In 2 Cor. 12:7-10, Paul tells the church in Corinth, "even though I have received such wonderful revelations from God. So to keep me from becoming proud, I was given a thorn in my flesh, a messenger from Satan to torment me and keep me from becoming proud. Three different times I begged the Lord to take it away. Each time he said, “My grace is all you need. My power works best in weakness.” So now I am glad to boast about my weaknesses, so that the power of Christ can work through me. That’s why I take pleasure in my weaknesses, and in the insults, hardships, persecutions, and troubles that I suffer for Christ. For when I am weak, then I am strong."

You see, the fact is that neither our good times nor our bad times are evidence of how much God loves us. God’s grace and what Jesus did on the cross is THE evidence of how much He loves us and our obedience (regardless of our circumstance) is evidence of how much we love Him.

4.  Paul lived a missional life.

Paul lived his life for the purpose of seeing others brought home to God. Here's how he says it...

Rom 10:1 - Dear brothers and sisters, the longing of my heart and my prayer to God is for the people of Israel to be saved.

1 Tim 2:7 - And I have been chosen as a preacher and apostle to teach the Gentiles this message about faith and truth. I’m not exaggerating—just telling the truth.

Not only did he desire to see people saved, but He trained others to preach the Good News and sent them out to tell others.

You see, Paul knew that Jesus had radically changed him and wanted to live his life with the same radical obedience. So Paul responded to Jesus’ call, acknowledged his righteousness, he was obedient (even through suffering) and lived a life on mission for Jesus.

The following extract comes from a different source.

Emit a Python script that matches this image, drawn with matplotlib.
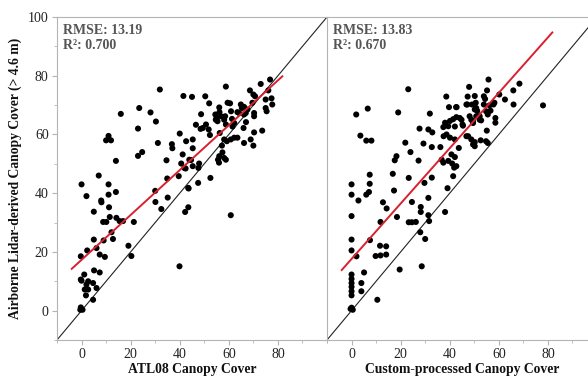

That is Radical change…and the ONLY response to that is  radical obedience.

So if you want to know if you’re living a life that has been radically change and desire to live a life marked by radical obedience here's some questions you can ask yourself:

1.  Am I responding to what God is saying to me?
2.  Do I acknowledge and reflect the righteousness that I have in Christ?
3.  Do I trust Jesus through the good and bad times?
4.  Am I living my life on mission for Jesus?